The Williams shop was another icon in Lower Dripsey. The shop had two very large windows in front with a double wooden door between them. It was a long room with a mahogany counter running the full length of the room, one at the left and one at the right side. At the back of the shop, there was a wrought iron spiral staircase up to Bill Williams’ office. Bill’s sister Fanny helped out regularly in the shop. His other sister Lily Williams was much older than Bill and looked after the domestic products within the shop, pots and pans, rolls of material etc. Lily often went to near Staigue Fort near Waterville, Co. Kerry for a break. She booked seats in the postal van for their transport. There was a small hotel where she always stayed.

Local woman Margaret Baker recalls of the Williams shop:
“I remember going down to Williams’ Shop in Lower Dripsey as a young child.

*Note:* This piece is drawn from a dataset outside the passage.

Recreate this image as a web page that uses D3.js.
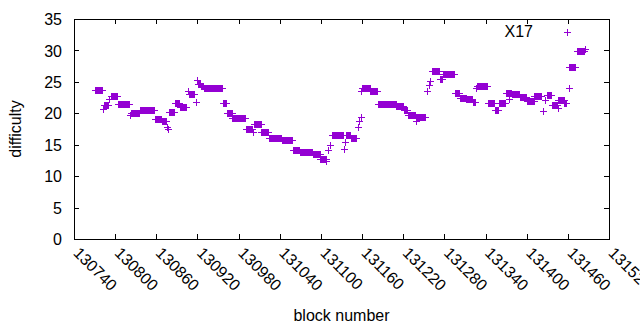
<!DOCTYPE html>
<html>
<head>
<meta charset="utf-8">
<script src="https://cdn.jsdelivr.net/npm/d3@7"></script>
<style>
  body { margin: 0; background: #fff; }
  svg text { font-family: "Liberation Sans", Arial, sans-serif; font-size: 16px; fill: #000; }
</style>
</head>
<body>
<svg id="chart" width="640" height="330"></svg>
<script>
// difficulty, as runs of blocks: [first block, last block, difficulty]
var runs = [
  [130770, 130781, 23.7], [130783, 130783, 20.7], [130784, 130790, 21.3], [130791, 130791, 22.2],
  [130794, 130803, 22.7], [130804, 130820, 21.4], [130822, 130822, 19.8], [130823, 130835, 20.0],
  [130836, 130857, 20.6], [130858, 130867, 19.1], [130868, 130874, 18.7], [130876, 130876, 17.8],
  [130877, 130877, 17.5], [130879, 130886, 20.2], [130887, 130893, 21.6], [130894, 130904, 21.0],
  [130906, 130906, 23.5], [130907, 130915, 23.1], [130918, 130918, 21.8], [130920, 130920, 25.3],
  [130921, 130924, 24.6], [130925, 130928, 24.3], [130929, 130956, 24.0], [130957, 130962, 21.6],
  [130963, 130970, 20.1], [130971, 130990, 19.3], [130991, 131000, 17.5], [131001, 131001, 17.0],
  [131003, 131012, 18.3], [131013, 131023, 17.1], [131024, 131042, 16.0], [131043, 131058, 15.7],
  [131059, 131068, 14.2], [131069, 131087, 13.9], [131088, 131098, 13.5], [131099, 131107, 12.8],
  [131108, 131108, 12.4], [131110, 131110, 14.2], [131113, 131113, 14.9], [131116, 131132, 16.5],
  [131133, 131133, 14.3], [131135, 131135, 15.5], [131136, 131143, 16.5], [131144, 131151, 16.1],
  [131154, 131154, 17.8], [131156, 131156, 18.8], [131158, 131158, 19.4], [131159, 131159, 23.5],
  [131160, 131171, 24.1], [131172, 131182, 23.5], [131183, 131209, 21.5], [131210, 131220, 21.1],
  [131221, 131226, 20.6], [131227, 131237, 19.8], [131238, 131238, 18.7], [131239, 131252, 19.4],
  [131255, 131255, 23.5], [131257, 131257, 24.5], [131259, 131259, 25.2], [131262, 131272, 26.8],
  [131273, 131277, 25.5], [131278, 131294, 26.2], [131295, 131302, 23.3], [131303, 131311, 22.5],
  [131312, 131320, 22.3], [131321, 131325, 21.8], [131326, 131326, 24.1], [131327, 131342, 24.4],
  [131343, 131353, 21.7], [131354, 131358, 20.5], [131359, 131369, 21.7], [131370, 131377, 23.2],
  [131374, 131374, 22.3], [131378, 131389, 23.0], [131390, 131399, 22.6], [131400, 131410, 21.9],
  [131411, 131421, 22.7], [131424, 131424, 20.4], [131427, 131427, 22.1], [131429, 131435, 22.9],
  [131437, 131444, 21.3], [131445, 131445, 20.9], [131446, 131454, 22.1], [131455, 131458, 21.7],
  [131461, 131461, 24.1], [131462, 131471, 27.4], [131473, 131484, 29.9], [131485, 131485, 30.3]
];
var xTicks = [130740, 130800, 130860, 130920, 130980, 131040, 131100, 131160, 131220, 131280, 131340, 131400, 131460, 131520];
var yTicks = [0, 5, 10, 15, 20, 25, 30, 35];
var seriesName = "X17";

(function () {
  var svg = d3.select("#chart");
  var plotLeft = 74, plotRight = 609, plotTop = 19, plotBottom = 239;
  var color = "#9400d3";

  var x = d3.scaleLinear().domain([130740, 131520]).range([plotLeft, plotRight]);
  var y = d3.scaleLinear().domain([0, 35]).range([plotBottom, plotTop]);

  var points = [];
  runs.forEach(function (r) {
    d3.range(r[0], r[1] + 1).forEach(function (b) { points.push([b, r[2]]); });
  });

  function plus(px, py) {
    return "M" + (px - 3) + "," + (py + 0.5) + "H" + (px + 4) +
           "M" + (px + 0.5) + "," + (py - 3) + "V" + (py + 4);
  }

  // axes, gnuplot style: ticks inside, mirrored
  var gx = svg.append("g").attr("transform", "translate(0," + plotBottom + ")")
    .call(d3.axisBottom(x).tickValues(xTicks).tickSize(-5).tickSizeOuter(0).tickFormat(d3.format("d")));
  gx.selectAll(".tick text")
    .attr("y", null).attr("x", null).attr("dy", "0.35em")
    .attr("text-anchor", "start")
    .attr("transform", "translate(2,11) rotate(45)");

  svg.append("g").attr("transform", "translate(0," + plotTop + ")")
    .call(d3.axisTop(x).tickValues(xTicks).tickSize(-5).tickSizeOuter(0).tickFormat(""));

  var gy = svg.append("g").attr("transform", "translate(" + plotLeft + ",0)")
    .call(d3.axisLeft(y).tickValues(yTicks).tickSize(-5).tickSizeOuter(0));
  gy.selectAll(".tick text").attr("x", -12).attr("dy", "0.35em");

  svg.append("g").attr("transform", "translate(" + plotRight + ",0)")
    .call(d3.axisRight(y).tickValues(yTicks).tickSize(-5).tickSizeOuter(0).tickFormat(""));

  svg.selectAll(".domain").remove();
  svg.selectAll(".tick line").attr("shape-rendering", "crispEdges");

  svg.append("rect")
    .attr("x", plotLeft + 0.5).attr("y", plotTop + 0.5)
    .attr("width", plotRight - plotLeft).attr("height", plotBottom - plotTop)
    .attr("fill", "none").attr("stroke", "#000").attr("shape-rendering", "crispEdges");

  // points
  svg.append("g").selectAll("path").data(points).enter().append("path")
    .attr("d", function (d) { return plus(Math.round(x(d[0])), Math.round(y(d[1]))); })
    .attr("stroke", color).attr("stroke-width", 1).attr("fill", "none")
    .attr("shape-rendering", "crispEdges");

  // key
  svg.append("text").attr("x", 533).attr("y", 37).attr("text-anchor", "end").text(seriesName);
  svg.append("path").attr("d", plus(567, 32))
    .attr("stroke", color).attr("fill", "none").attr("shape-rendering", "crispEdges");

  // axis titles
  svg.append("text").attr("x", (plotLeft + plotRight) / 2).attr("y", 321)
    .attr("text-anchor", "middle").text("block number");
  svg.append("text").attr("transform", "translate(21," + ((plotTop + plotBottom) / 2) + ") rotate(-90)")
    .attr("text-anchor", "middle").text("difficulty");
})();
</script>
</body>
</html>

They sold everything- shoe leather, wool, sewing material, groceries, oil, petrol, meat and fish. If they hadn’t an item in stock it would be ordered from Cork City. The haberdashery was on the right side of the shop with a copper measuring tape running at the inner edge of the counter for measuring cloth and ribbons. This was where they kept ladies nylons, socks, handkerchiefs and all kinds of knick-knacks. And they had a small wood stove in the centre by the wall. On the other counter at the back end they had a large meat slicer that was always spotlessly clean and shining and well serviced. Bill was the only one allowed to use or clean it for security reasons. In the centre of that counter they had a huge metal scoop for weighing flour. The flour was put into the scoop and the appropriate heavy metal weights were put on the platform to weight it.

Further on there was a shining scale for weighing tea, sugar and sweets. The weight was displayed at both sides for staff and customer to see. Next to the scales stood tall shining glass jars holding: bulls eyes, lozenges, glassy mints, fruit drops and liquorice all sorts. They had a back room where a large cupboard was kept to store meat and perishable products. It had a screen covering each end to protect the food. There was no electricity at that time.

At Christmas time the shop was decorated and one of the big windows in front had a real pig’s head decorated with an apple in its mouth. At night wooden shutters were put on both windows. Inside the other window Bill very often sat on a high stool behind a partition doing the ‘books’ and from time to time peered out over his glasses to provide help or information. My brothers and I all served our time there learning to order, weigh and label food and other merchandise and, of course serving customers. We did this on Saturdays and summer holidays.